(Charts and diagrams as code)
------------------------------------------------------------------------

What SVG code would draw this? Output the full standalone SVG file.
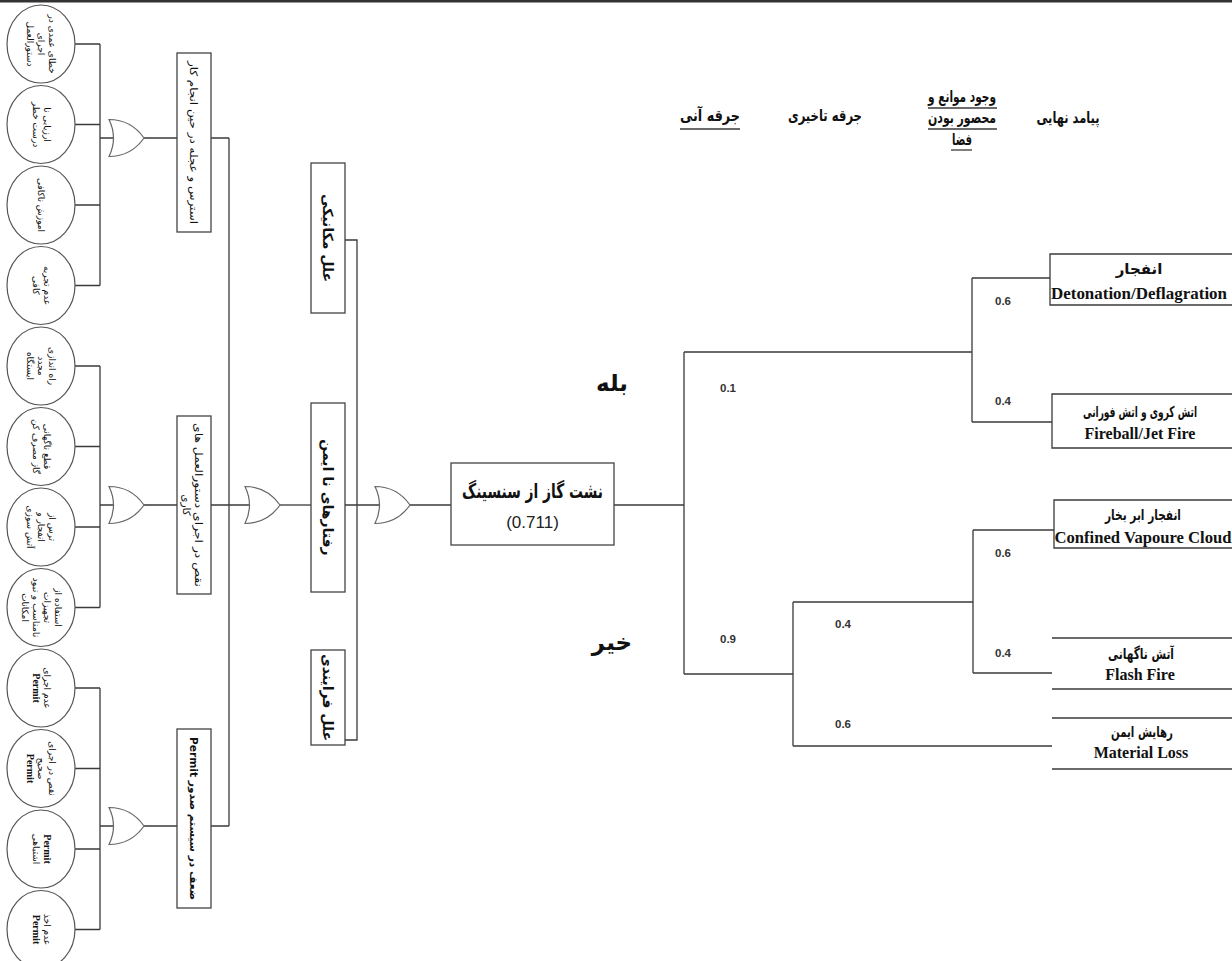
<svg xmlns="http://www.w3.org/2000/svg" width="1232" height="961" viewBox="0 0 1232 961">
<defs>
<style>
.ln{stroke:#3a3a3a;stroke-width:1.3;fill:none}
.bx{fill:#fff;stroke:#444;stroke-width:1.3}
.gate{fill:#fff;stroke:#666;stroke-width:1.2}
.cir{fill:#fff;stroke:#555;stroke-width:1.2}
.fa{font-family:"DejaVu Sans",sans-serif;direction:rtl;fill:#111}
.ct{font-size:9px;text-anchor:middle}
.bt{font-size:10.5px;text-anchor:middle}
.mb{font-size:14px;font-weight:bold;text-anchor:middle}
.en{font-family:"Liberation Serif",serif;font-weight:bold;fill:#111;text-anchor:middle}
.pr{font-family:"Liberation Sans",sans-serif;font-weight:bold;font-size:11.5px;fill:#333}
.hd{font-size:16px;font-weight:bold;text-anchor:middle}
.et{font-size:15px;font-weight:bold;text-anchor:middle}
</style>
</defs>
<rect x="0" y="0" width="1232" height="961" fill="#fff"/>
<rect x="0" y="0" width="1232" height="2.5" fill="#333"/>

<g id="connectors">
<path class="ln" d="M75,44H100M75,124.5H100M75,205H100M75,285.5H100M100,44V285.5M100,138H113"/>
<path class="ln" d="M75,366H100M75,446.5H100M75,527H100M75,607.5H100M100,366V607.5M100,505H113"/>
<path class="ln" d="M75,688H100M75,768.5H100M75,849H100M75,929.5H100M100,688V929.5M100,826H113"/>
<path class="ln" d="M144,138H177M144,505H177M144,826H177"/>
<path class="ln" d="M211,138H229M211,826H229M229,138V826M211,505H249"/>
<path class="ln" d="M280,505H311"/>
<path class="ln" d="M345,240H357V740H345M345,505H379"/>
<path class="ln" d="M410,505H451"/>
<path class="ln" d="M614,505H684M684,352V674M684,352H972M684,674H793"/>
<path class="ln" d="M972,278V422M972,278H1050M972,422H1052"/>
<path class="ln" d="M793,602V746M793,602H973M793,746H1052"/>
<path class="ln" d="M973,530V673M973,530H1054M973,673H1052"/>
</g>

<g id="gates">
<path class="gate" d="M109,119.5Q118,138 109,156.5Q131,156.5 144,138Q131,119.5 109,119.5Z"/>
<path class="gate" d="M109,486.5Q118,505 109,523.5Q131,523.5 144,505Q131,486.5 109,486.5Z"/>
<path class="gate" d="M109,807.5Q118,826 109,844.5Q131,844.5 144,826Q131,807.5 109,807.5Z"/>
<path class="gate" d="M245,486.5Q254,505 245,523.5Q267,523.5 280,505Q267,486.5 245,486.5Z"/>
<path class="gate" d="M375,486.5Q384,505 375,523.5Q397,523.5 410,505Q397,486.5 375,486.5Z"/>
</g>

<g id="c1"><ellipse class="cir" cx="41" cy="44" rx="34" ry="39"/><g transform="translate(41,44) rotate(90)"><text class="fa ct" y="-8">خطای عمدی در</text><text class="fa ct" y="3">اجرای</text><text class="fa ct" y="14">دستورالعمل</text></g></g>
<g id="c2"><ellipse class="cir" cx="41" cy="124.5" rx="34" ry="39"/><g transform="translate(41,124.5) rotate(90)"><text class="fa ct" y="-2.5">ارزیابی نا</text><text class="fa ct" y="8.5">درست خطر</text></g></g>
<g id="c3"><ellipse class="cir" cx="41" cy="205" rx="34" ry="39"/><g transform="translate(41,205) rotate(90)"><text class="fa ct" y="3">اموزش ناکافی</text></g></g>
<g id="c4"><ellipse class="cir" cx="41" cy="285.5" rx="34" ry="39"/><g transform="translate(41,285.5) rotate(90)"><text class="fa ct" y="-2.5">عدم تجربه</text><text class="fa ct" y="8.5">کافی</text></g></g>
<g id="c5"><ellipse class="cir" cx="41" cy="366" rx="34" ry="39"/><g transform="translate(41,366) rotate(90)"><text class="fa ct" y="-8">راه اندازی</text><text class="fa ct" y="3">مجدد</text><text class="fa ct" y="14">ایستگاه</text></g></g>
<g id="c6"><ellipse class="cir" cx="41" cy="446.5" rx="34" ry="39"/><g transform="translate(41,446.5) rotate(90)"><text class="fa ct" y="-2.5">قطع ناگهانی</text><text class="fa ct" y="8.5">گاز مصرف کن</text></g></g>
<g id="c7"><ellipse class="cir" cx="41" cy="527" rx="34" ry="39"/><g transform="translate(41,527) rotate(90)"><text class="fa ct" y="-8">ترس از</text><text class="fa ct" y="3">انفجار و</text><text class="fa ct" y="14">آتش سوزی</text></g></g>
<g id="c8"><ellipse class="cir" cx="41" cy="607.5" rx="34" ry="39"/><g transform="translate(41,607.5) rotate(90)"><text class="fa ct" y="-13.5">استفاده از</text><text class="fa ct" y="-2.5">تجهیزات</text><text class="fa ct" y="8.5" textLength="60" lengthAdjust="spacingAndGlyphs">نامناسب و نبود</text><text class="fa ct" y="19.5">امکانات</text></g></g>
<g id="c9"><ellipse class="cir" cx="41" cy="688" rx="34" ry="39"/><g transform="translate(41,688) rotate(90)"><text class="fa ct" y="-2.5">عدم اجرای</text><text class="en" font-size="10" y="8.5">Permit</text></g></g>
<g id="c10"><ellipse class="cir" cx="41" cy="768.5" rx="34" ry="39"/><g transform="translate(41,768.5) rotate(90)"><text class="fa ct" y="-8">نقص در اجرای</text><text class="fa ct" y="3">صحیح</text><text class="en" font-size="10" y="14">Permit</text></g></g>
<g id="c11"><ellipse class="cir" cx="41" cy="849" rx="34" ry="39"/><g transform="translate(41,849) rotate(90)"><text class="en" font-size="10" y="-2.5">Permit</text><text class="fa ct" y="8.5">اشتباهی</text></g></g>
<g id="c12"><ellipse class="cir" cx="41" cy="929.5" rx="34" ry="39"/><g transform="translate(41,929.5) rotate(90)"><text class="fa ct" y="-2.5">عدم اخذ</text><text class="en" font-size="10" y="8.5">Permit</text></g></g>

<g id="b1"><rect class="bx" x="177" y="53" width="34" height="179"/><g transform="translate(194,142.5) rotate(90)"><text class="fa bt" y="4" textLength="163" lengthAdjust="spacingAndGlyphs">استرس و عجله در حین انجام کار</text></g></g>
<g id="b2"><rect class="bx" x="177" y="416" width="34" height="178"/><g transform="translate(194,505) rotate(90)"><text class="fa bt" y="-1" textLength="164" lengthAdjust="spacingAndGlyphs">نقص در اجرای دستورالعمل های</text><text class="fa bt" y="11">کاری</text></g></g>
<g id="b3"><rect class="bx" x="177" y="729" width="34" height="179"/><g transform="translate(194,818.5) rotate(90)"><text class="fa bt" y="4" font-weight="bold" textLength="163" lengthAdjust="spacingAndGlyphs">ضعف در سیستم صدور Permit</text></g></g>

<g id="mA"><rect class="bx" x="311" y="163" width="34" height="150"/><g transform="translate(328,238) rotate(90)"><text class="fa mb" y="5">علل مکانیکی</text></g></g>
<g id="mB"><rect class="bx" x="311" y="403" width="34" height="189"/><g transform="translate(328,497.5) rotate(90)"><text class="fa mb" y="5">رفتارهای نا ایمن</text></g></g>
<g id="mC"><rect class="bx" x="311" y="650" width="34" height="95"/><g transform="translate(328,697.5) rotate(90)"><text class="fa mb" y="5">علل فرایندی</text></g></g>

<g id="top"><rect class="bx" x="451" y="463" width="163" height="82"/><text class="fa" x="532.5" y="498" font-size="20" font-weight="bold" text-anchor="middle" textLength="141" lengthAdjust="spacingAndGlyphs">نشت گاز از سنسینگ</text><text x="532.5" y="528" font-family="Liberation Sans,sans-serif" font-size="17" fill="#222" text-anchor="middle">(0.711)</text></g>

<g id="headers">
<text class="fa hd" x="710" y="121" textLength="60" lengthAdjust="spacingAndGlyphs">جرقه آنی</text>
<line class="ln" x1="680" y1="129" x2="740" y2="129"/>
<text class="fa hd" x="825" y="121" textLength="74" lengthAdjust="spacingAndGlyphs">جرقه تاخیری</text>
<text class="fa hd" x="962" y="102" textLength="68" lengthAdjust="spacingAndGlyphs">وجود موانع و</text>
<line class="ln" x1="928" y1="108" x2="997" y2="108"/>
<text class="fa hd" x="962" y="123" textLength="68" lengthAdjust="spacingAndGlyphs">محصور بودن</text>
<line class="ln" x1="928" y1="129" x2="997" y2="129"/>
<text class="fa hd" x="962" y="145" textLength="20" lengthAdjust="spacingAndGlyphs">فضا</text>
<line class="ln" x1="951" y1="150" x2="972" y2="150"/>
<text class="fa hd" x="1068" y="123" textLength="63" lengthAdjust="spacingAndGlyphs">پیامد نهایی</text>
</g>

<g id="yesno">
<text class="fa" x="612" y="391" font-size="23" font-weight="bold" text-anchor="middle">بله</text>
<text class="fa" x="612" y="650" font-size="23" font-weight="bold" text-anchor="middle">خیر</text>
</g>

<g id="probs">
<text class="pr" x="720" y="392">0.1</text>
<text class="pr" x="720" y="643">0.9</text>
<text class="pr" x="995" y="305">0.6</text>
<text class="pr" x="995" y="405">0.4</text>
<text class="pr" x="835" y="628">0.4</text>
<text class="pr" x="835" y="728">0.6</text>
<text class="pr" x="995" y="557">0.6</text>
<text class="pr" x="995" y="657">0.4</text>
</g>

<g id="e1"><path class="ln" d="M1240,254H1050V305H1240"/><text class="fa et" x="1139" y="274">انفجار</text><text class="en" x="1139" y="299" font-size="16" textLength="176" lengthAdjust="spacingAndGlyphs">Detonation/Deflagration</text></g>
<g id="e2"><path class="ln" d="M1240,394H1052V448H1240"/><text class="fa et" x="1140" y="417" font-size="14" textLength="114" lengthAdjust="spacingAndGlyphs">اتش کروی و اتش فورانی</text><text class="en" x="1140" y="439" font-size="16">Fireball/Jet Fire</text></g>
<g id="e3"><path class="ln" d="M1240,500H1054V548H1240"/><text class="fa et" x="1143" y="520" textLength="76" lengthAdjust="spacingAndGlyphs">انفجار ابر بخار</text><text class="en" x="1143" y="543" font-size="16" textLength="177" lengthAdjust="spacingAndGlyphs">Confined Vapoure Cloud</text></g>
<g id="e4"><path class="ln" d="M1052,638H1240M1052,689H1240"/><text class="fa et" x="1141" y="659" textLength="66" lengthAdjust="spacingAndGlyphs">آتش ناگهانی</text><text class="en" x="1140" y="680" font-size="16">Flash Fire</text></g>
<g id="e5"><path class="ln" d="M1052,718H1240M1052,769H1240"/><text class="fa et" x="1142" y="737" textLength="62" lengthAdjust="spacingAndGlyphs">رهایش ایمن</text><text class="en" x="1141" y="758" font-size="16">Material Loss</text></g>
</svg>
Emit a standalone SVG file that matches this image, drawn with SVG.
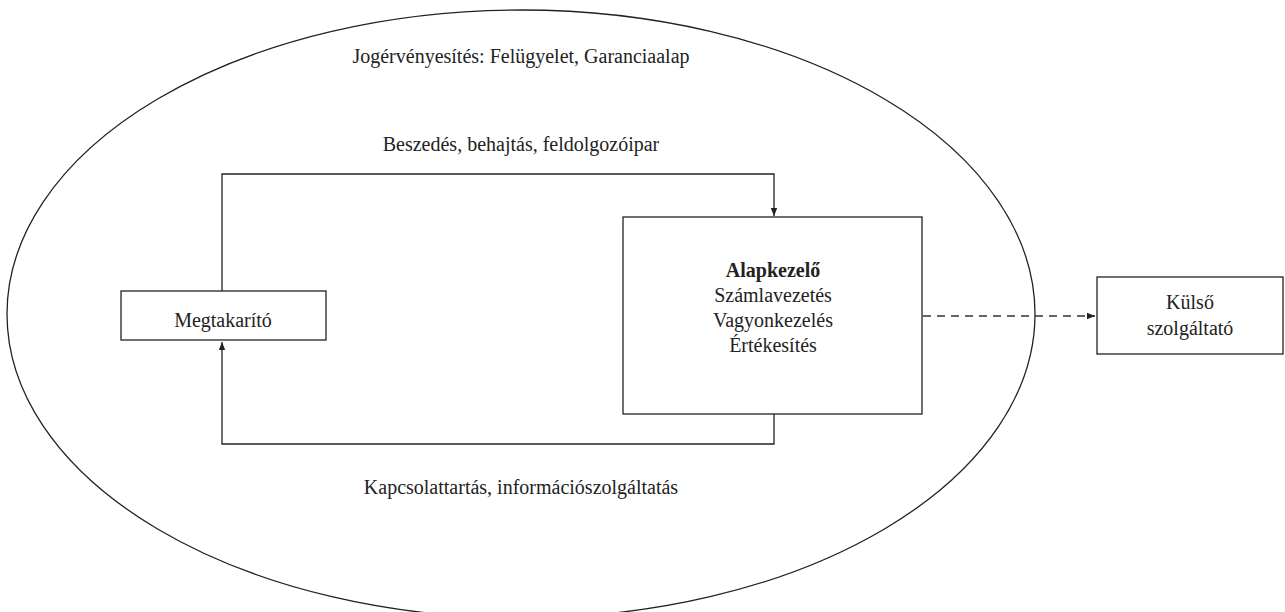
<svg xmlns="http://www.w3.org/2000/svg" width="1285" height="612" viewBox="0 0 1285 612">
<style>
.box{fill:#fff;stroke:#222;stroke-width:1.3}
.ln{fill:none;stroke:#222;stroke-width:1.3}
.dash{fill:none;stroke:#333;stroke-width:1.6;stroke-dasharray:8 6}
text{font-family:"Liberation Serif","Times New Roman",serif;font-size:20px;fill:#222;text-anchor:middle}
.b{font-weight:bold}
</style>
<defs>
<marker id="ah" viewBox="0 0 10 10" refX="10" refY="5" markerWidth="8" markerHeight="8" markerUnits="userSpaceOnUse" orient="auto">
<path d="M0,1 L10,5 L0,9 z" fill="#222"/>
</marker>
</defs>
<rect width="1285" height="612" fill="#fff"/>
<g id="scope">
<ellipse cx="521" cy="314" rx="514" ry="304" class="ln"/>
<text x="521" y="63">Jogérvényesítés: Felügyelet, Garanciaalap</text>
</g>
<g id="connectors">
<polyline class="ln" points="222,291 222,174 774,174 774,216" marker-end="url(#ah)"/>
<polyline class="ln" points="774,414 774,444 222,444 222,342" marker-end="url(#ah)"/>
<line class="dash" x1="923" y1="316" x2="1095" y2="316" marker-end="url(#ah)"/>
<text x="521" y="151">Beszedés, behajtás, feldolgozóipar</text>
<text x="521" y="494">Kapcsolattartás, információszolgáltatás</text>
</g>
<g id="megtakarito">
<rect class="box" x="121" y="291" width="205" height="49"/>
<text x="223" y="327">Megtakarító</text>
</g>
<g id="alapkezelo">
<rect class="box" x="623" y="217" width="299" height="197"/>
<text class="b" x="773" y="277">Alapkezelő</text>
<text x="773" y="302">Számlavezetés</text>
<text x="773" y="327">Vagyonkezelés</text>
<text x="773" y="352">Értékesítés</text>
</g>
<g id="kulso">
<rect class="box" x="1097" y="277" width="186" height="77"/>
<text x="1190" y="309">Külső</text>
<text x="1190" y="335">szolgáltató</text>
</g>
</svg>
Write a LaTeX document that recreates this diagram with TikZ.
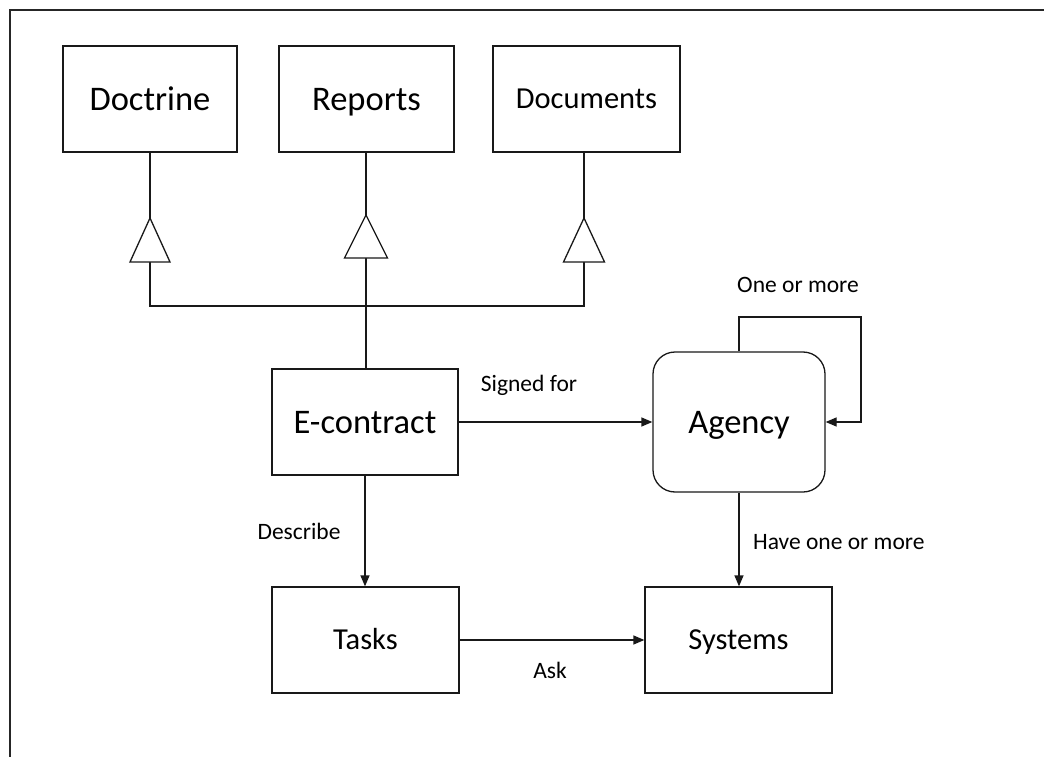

------------------------------------------------------------------------

#### [EXERCISE GOAL]
Look for "file" and pull out every line that has it.

#### [WRITTEN SOLUTION]
What SVG code would draw this? Output the full standalone SVG file.
Emit a standalone SVG file that matches this image, drawn with SVG.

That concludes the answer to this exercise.